Seifert, at times a peculiarly sentimental poet of romantic commonplaces, produces also poems like these that utilize romantic imagery in ways that overturn their apparent first intentions. While the universe may sing songs of human fate that we can hear, no one can really understand the songs themselves. The science initiated at the emperor’s court has given later generations an ambiguous and disturbing present. The poem is not anti-science, but neither does it offer undiminished praise of its achievements. This careful interlock of verses, linking the past and the present in one pattern of human desire, such that past and present are inseparably the same, turns formally to its conclusion, like the ending of a Renaissance artwork.

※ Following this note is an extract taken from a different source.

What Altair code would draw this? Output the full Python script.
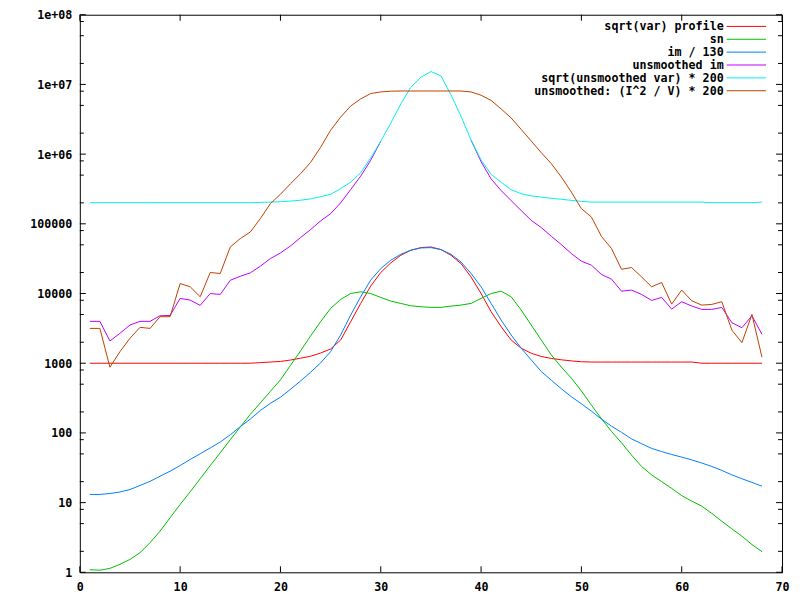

Listen to the fanfares of silence,
on carpets threadbare like ancient shrouds
we are moving towards an invisible future

Seifert writes, where the fanfares of silence may refer equally to the lost music of the royal court and the silence we ourselves hear gazing at the night above us. Then fuses the lost titles of the emperor with all that seemingly remains of him and his world:

and His Majesty dust
settles lightly on the abandoned throne.

Sources
Peter Demetz. Prague in black and gold: the history of a city. (Penguin Books, 1998)
Peter Marshall. The mercurial emperor: the magic circle of Rudolf II in Renaissance Prague. (Pimlico, 2007)
Jaroslav Seifert. The poetry of Jaroslav Seifert, translated from the Czech by Ewald Osers. Edited by George Gibian. (Catbird Press, 1998)

Prague

Jaroslav Seifert
Translated into English by Ewald Osers

Above the elephantine blankets of flower-beds
a Gothic cactus blooms with royal skulls
and in the cavities of melancholy organs
            in the clusters of tin pipes,
old melodies are rotting.

Cannonballs like seeds of wars
were scattered by the wind.

Night towers over all
and through the box-trees of evergreen cupolas
the foolish emperor tiptoes away
into the magic gardens of this alembics
and through the halcyon air of rose-red evenings
rings out the tinkle of the glass foliage
as it is touched by the alchemists’ fingers
as if by wind.

The telescopes have gone blind from the horror of the universe
and the fantastic eyes of spacemen
have been sucked out by death.

And while the moon was laying eggs in clouds,
new stars were hatching feverishly like birds
migrating from blacker regions,
singing the songs of human fate –
but there is no one
who can understand them.

Listen to the fanfares of silence,
on carpets threadbare like ancient shrouds
we are moving towards an invisible future

and His Majesty dust
settles lightly on the abandoned throne.